Getting the job done and getting paid is a good enough reward. The question is how to achieve it. Here's a suggestion:

For the time being, let's divide programmers in two groups:

- The Rock&Roll stars
- The dentists

The Rock&Roll stars want to create a hit and strike gold. If they don't make it, they stay unknown and poor. If they do, their wealth increases by orders of magnitude.

The dentists just do their job, day after day. However good a job they did for one customer, they still have to start from scratch in the next one's mouth. Of course, as they go along, they gather experience and may be able to process more clients in one day, but not by orders of magnitude.

I'd say the Rock&Roll star depends on the existence of closed software to work.

And the dentist could do very well in an open software paradigm.

It depends what is the profile of most programmers: a teenage wonder kid with no responsibilities or a skilled adult in a particular trade.

I have been creating open source software for customers for the last fifteen years and in all that time, not one of my customers ever tried to understand my source code, let alone try to learn how to code himself.

They pay me by the hour to be able to focus on their own job instead of trying to learn of to make the damn thing work.

So, on one side, you have end users and on the other, you have technicians.

One side pays the other to spend time solving problems. That's pretty much in line with the idea of capitalism. And it takes care of feeding the programmers.

Now forget the end user one moment and focus on the programmers.

To do their work, they need software tools.
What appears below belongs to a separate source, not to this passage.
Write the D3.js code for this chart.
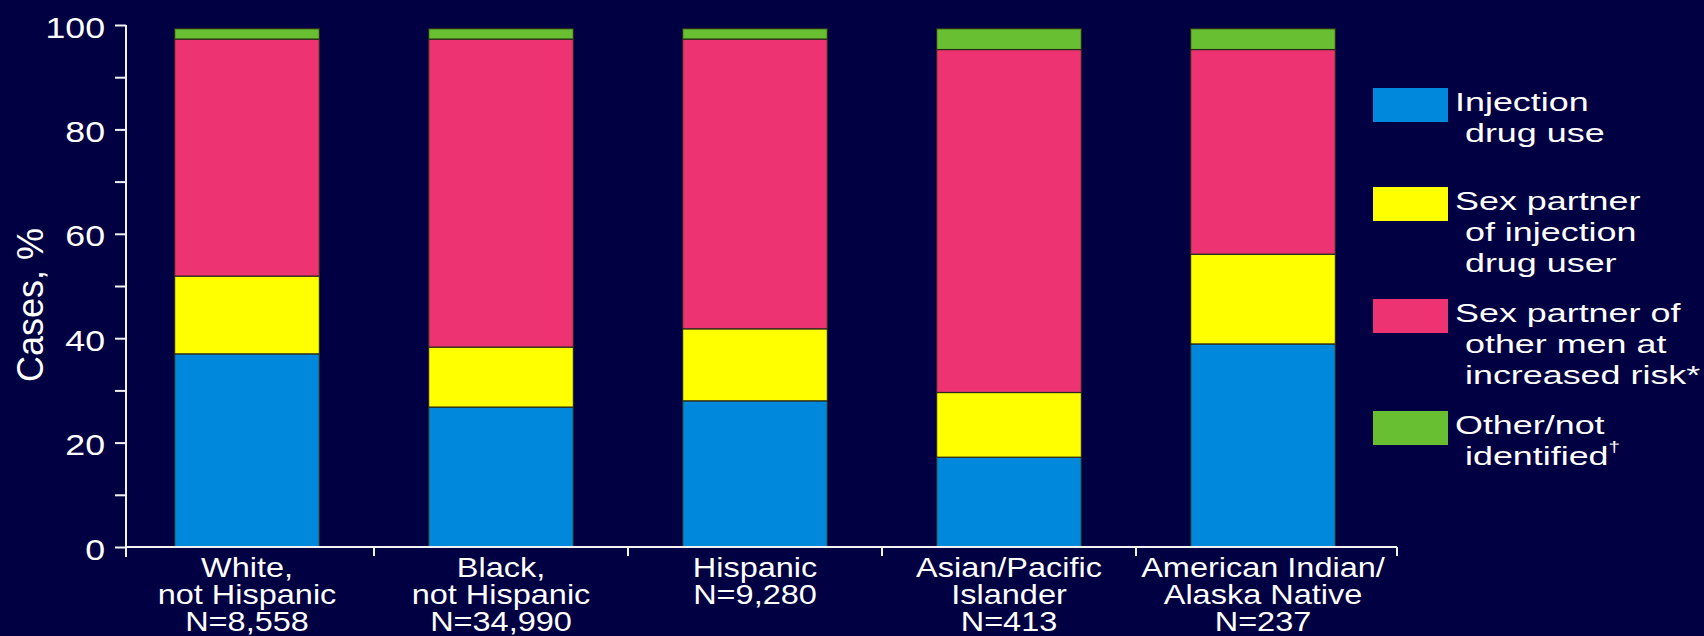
<!DOCTYPE html>
<html>
<head>
<meta charset="utf-8">
<script src="https://cdn.jsdelivr.net/npm/d3@7"></script>
<style>
  html, body { margin: 0; padding: 0; background: #000042; }
  svg { display: block; }
  text { font-family: "Liberation Sans", Arial, sans-serif; fill: #ffffff; white-space: pre; }
</style>
</head>
<body>
<svg id="chart" width="1704" height="636"></svg>
<script>
// ---- data ----
const categories = ["White, not Hispanic", "Black, not Hispanic", "Hispanic", "Asian/Pacific Islander", "American Indian/Alaska Native"];
const categoryLines = [
  ["White,", "not Hispanic", "N=8,558"],
  ["Black,", "not Hispanic", "N=34,990"],
  ["Hispanic", "N=9,280"],
  ["Asian/Pacific", "Islander", "N=413"],
  ["American Indian/", "Alaska Native", "N=237"]
];
const injectionDrugUse   = [37.0, 26.8, 28.0, 17.2, 38.9];
const partnerOfIDU       = [14.9, 11.5, 13.8, 12.4, 17.2];
const partnerOfMenAtRisk = [45.4, 59.0, 55.5, 65.7, 39.2];
const otherNotIdentified = [2.0, 2.0, 2.0, 4.0, 4.0];
const seriesKeys = ["idu", "sexidu", "msmrisk", "other"];
const legendLines = [
  ["Injection", " drug use"],
  ["Sex partner", " of injection", " drug user"],
  ["Sex partner of", " other men at", " increased risk*"],
  ["Other/not", " identified"]
];
const legendSup = ["", "", "", "\u2020"];
const yTickValues = [0, 10, 20, 30, 40, 50, 60, 70, 80, 90, 100];
const yTickLabels = ["0", "", "20", "", "40", "", "60", "", "80", "", "100"];

// ---- layout ----
const colors = { idu: "#0088dd", sexidu: "#ffff00", msmrisk: "#ee3372", other: "#68bf32" };
const svg = d3.select("#chart");
const axisX0 = 126, axisX1 = 1397, axisY0 = 547;

const rows = categories.map((c, i) => ({
  cat: c, idu: injectionDrugUse[i], sexidu: partnerOfIDU[i],
  msmrisk: partnerOfMenAtRisk[i], other: otherNotIdentified[i]
}));

const x = d3.scaleBand().domain(categories).range([120, 1390]).paddingInner(0.43).paddingOuter(0.215);
const y = d3.scaleLinear().domain([0, 100]).range([axisY0, 25]);

const stacked = d3.stack().keys(seriesKeys)(rows);

// bars
svg.append("g").selectAll("g").data(stacked).join("g")
  .attr("fill", d => colors[d.key])
  .selectAll("rect").data(d => d).join("rect")
  .attr("x", d => x(d.data.cat))
  .attr("width", x.bandwidth())
  .attr("y", d => y(d[1]))
  .attr("height", d => y(d[0]) - y(d[1]))
  .attr("stroke", "#2a2a1a")
  .attr("stroke-width", 1.2);

// y axis
const yAxis = svg.append("g").attr("transform", `translate(${axisX0},0)`)
  .call(d3.axisLeft(y).tickValues(yTickValues).tickSize(11)
    .tickFormat((d, i) => yTickLabels[i]));
yAxis.select(".domain").remove();
yAxis.selectAll(".tick line").attr("stroke", "#f2f2f2").attr("stroke-width", 2);
const sxTick = 1.19;
yAxis.selectAll(".tick text")
  .attr("fill", "#ffffff")
  .style("font-size", "30px")
  .attr("text-anchor", "end")
  .attr("x", -21 / sxTick)
  .attr("dy", null)
  .attr("y", 12)
  .attr("transform", `scale(${sxTick},1)`);
svg.append("line")
  .attr("x1", axisX0).attr("x2", axisX0)
  .attr("y1", y(100)).attr("y2", axisY0 + 10)
  .attr("stroke", "#f2f2f2").attr("stroke-width", 2);

// x axis
svg.append("line")
  .attr("x1", axisX0).attr("x2", axisX1)
  .attr("y1", axisY0).attr("y2", axisY0)
  .attr("stroke", "#f2f2f2").attr("stroke-width", 2.2);
const boundaries = categories.slice(0, -1).map(c => x(c) + x.bandwidth() + (x.step() - x.bandwidth()) / 2);
boundaries.push(axisX1);
svg.append("g").selectAll("line").data(boundaries).join("line")
  .attr("x1", d => d).attr("x2", d => d)
  .attr("y1", axisY0).attr("y2", axisY0 + 9)
  .attr("stroke", "#f2f2f2").attr("stroke-width", 2);

// x labels
const sxCat = 1.16;
const catG = svg.append("g").selectAll("g").data(categories).join("g");
catG.each(function (c, i) {
  const g = d3.select(this);
  const cx = x(c) + x.bandwidth() / 2;
  categoryLines[i].forEach((line, j) => {
    g.append("text")
      .attr("transform", `translate(${cx},${577 + j * 27}) scale(${sxCat},1)`)
      .attr("text-anchor", "middle")
      .style("font-size", "28px")
      .text(line);
  });
});

// y title
svg.append("text")
  .attr("transform", "translate(43,305) rotate(-90)")
  .attr("text-anchor", "middle")
  .style("font-size", "36px")
  .text("Cases, %");

// legend (item tops follow the number of text lines above them)
const sxLeg = 1.38;
const cumLines = [0];
legendLines.forEach((l, i) => { if (i > 0) cumLines.push(cumLines[i - 1] + legendLines[i - 1].length); });
const legendTop = (i) => 88 + 13 * cumLines[i] + 73 * i;
const leg = svg.append("g").selectAll("g").data(seriesKeys).join("g")
  .attr("transform", (d, i) => `translate(1373,${legendTop(i)})`);
leg.append("rect")
  .attr("width", 75).attr("height", 34)
  .attr("fill", d => colors[d]);
leg.each(function (k, i) {
  const g = d3.select(this);
  legendLines[i].forEach((line, j) => {
    const t = g.append("text")
      .attr("transform", `translate(82,${23 + j * 31}) scale(${sxLeg},1)`)
      .style("font-size", "26px")
      .text(line);
    if (j === legendLines[i].length - 1 && legendSup[i]) {
      t.append("tspan").attr("dy", -13).style("font-size", "15px").text(legendSup[i]);
    }
  });
});
</script>
</body>
</html>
They have a choice between paying for a closed tool kit or an open one.

In my opinion, it is very easy to demonstrate that it makes much more economic sense for each individual programmer to share the tools than to sell it to each other.

For each hour you put in maintaining the common software pool, you get many orders of magnitude more code back.

While when you spend one hour's worth of salary on a closed source software tool, you get a few dollars worth of software and that's it.

So what I'm saying is that the economic model under which Open Source software makes economic sense is one where most programmers are not confined within the glass walls of an ivory tower, but are supported by a network of paying customers.

This may help bridge the gap between programmers who give away their work of love for the benefit of mankind and the volunters who also give away their time for the benefit of mankind in non-profit organisations (generally working in a Windows environment).